Thought for the week: David Brown gets in deep water

‘We are invited to be practical mystics: to offer light and love and hope and good cheer.’ | Photo: nito100 / iStock.com.

I saw also that there was an ocean of darkness and death, but an infinite ocean of light and love, which flowed over the ocean of darkness. And in that also I saw the infinite love of God.’ (George Fox, 1647)

‘Swim in the ocean of light and love’ rather than ‘drown in the ocean of darkness’ was a challenge offered to us in ministry recently. Let us imagine swimming in that ocean of light and love. How does it feel? It gives us a sense of serenity, peace, healing and strength. What can this lead to in our lives?

Fox also said that ‘living in the truth ye live in the love and unity… in the light walk, and ye will shine’. But what does it mean for us to shine?

I once wrote a poem to try to answer this: ‘We need to bathe in these waters of peace, to heal our pain and our fear / To open like flowers in the light of the sun, to allow our true selves to appear / Love requires us to show our light, to help the frightened and weak / To use our gifts to heal the world and let our lives truly speak.’

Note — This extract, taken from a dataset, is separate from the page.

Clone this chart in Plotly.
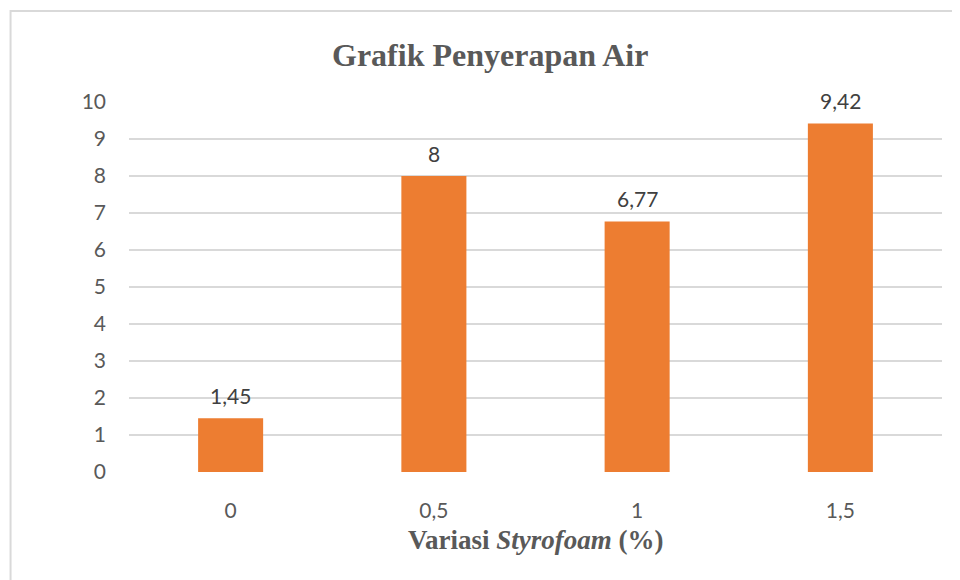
import plotly.graph_objects as go

categories = ["0", "0,5", "1", "1,5"]
values = [1.45, 8, 6.77, 9.42]
value_labels = ["1,45", "8", "6,77", "9,42"]
y_ticks = [0, 1, 2, 3, 4, 5, 6, 7, 8, 9, 10]

ORANGE = "#ED7D31"
GRID = "#D9D9D9"
TEXT = "#595959"

fig = go.Figure()
fig.add_trace(go.Bar(
    x=categories, y=values,
    marker=dict(color=ORANGE, line=dict(width=0)),
    hoverinfo="skip",
))

annotations = []
for i, (v, lab) in enumerate(zip(values, value_labels)):
    annotations.append(dict(
        x=i, y=v, xref="x", yref="y", text=lab, showarrow=False,
        yanchor="middle", yshift=23,
        font=dict(family="Lato", size=21, color="#404040"),
    ))

annotations.append(dict(
    x=0.4437, y=1.127, xref="paper", yref="paper", showarrow=False,
    xanchor="center", yanchor="middle",
    text="<b>Grafik Penyerapan Air</b>",
    font=dict(family="Liberation Serif", size=32, color=TEXT),
))
annotations.append(dict(
    x=0.5, y=-0.185, xref="paper", yref="paper", showarrow=False,
    xanchor="center", yanchor="middle",
    text="<b>Variasi <i>Styrofoam</i> (%)</b>",
    font=dict(family="Liberation Serif", size=27, color=TEXT),
))

fig.update_layout(
    width=952, height=572,
    margin=dict(l=121, r=18, t=94, b=108, pad=0),
    paper_bgcolor="white", plot_bgcolor="white",
    bargap=0.68,
    showlegend=False,
    annotations=annotations,
    shapes=[dict(
        type="rect", xref="paper", yref="paper",
        x0=-0.1457, x1=1.03, y0=-0.33, y1=1.246,
        line=dict(color=GRID, width=2), fillcolor="rgba(0,0,0,0)",
        layer="below",
    )],
)
fig.update_xaxes(
    type="category",
    showgrid=False, zeroline=False, showline=False,
    tickfont=dict(family="Lato", size=21, color=TEXT),
    ticks="", ticklabelstandoff=24,
)
fig.update_yaxes(
    range=[0, 10], tickvals=y_ticks, ticktext=[str(t) for t in y_ticks],
    showgrid=True, gridcolor=GRID, gridwidth=1.5,
    zeroline=False, showline=False,
    tickfont=dict(family="Lato", size=21, color=TEXT),
    ticks="", ticklabelstandoff=22,
)

fig.write_html("out.html")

I tried to connect to another famous message from George Fox, this time from 1656: ‘Be patterns, be examples in all countries, places, islands, nations, wherever you come, that your carriage and life may preach among all sorts of people, and to them; then you will come to walk cheerfully over the world, answering that of God in every one.’

As Quakers we are invited to be practical mystics: to offer light and love, and hope and good cheer, to the world wherever we may be, and whoever we may be with, especially in these dark times. But it is not easy to be patterns and examples and walk cheerfully during this pandemic. What can we do to deal with feelings of depression or powerlessness?

Many of us are finding that we need to do more spiritual practice than before, to keep positive and creative and helpful. The extra time that some of us have offers great opportunities for spiritual practice. Perhaps we can all discover, as our Friend Elfrida Vipont Foulds did in 1983, that with practice and discipline we can find ‘the place of inward retirement’ wherever we are and whatever we are doing… ‘a place which is there all the time and always available’ (adapted from Quaker faith & practice 2.21). And, as Gordon Matthews wrote in 1987, almost prophetically for these times: ‘We need to be willing to be led into the dark as well as through green pastures and by still waters. We do not need to be afraid of the dark, because God is there. The future of this earth need not be in the hands of the world’s “leaders”. The world is in God’s hands if we are led by God. Let us be led by the Spirit. Let us walk with a smile into the dark.’ (Qf&p 29.01).